# Zoomies!



## Stacykins (Mar 27, 2012)

My lads zooming about this morning! Artie is such a funny boy when he runs at top speed!


----------



## Centermile (Oct 6, 2009)

Oh those flapping ears &#8230; how wonderful, looks like a fun time was had by all.
Isn't it weird how goats can be running full speed right at you and miss running into you 99% of the time? 

Kris


----------



## WillowGem (Aug 3, 2011)

What sweet, silly boys Stacykins!
Goat zoomies are the best...LOL!!


----------



## Delilah (Jan 6, 2013)

That was really cute! It made me smile!


----------



## ThreeHavens (Oct 20, 2011)

Adorable, playful boys!


----------



## Trickyroo (Sep 26, 2012)

That was so funny , lolol
I love watching goats having fun , there is really nothing better 
Thanks for sharing


----------



## HoosierShadow (Apr 20, 2010)

Awww that was really cute! What fun boys you have! They were loving that path in the snow, haha


----------



## Used2bmimi (Oct 3, 2012)

Oh that's fun!


----------



## Stacykins (Mar 27, 2012)

Hehe, thanks, all!

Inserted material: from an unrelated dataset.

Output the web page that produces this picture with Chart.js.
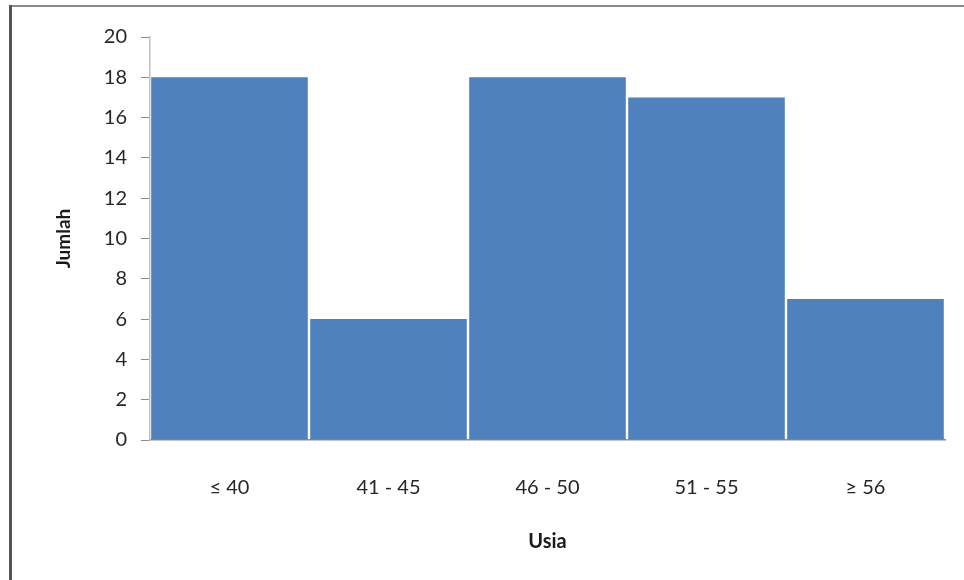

Usually they don't zoom around quite so much! They made a few passes before I could figure out the record function of my new iPod, hah. 

The snow path was SO useful when the snow was so much deeper. It was so funny, when a snowstorm dumped the first deep snow of the year, they'd all wait for me to lead so I could tromp down a path for them to follow me! Silly goaties!


----------



## clearwtrbeach (May 10, 2012)

That's too cute. He's like a puppy dog. My one doe will do it but she's the only one, I always get a kick out of it.


----------



## Maggie (Nov 5, 2010)

Thats so funny! I love when they get in that mood to just run around as fast as they can lol.


----------



## LJH (Aug 27, 2012)

Zoomies! :ROFL: Now I know what to call it. Sid & Nancy get frequent zoomie attacks - they'll go for 10 or 15 minutes at a time and Heaven help you if you're in the line of fire!

I _think_ my camera has a video function, maybe I should read the manual, eh?


----------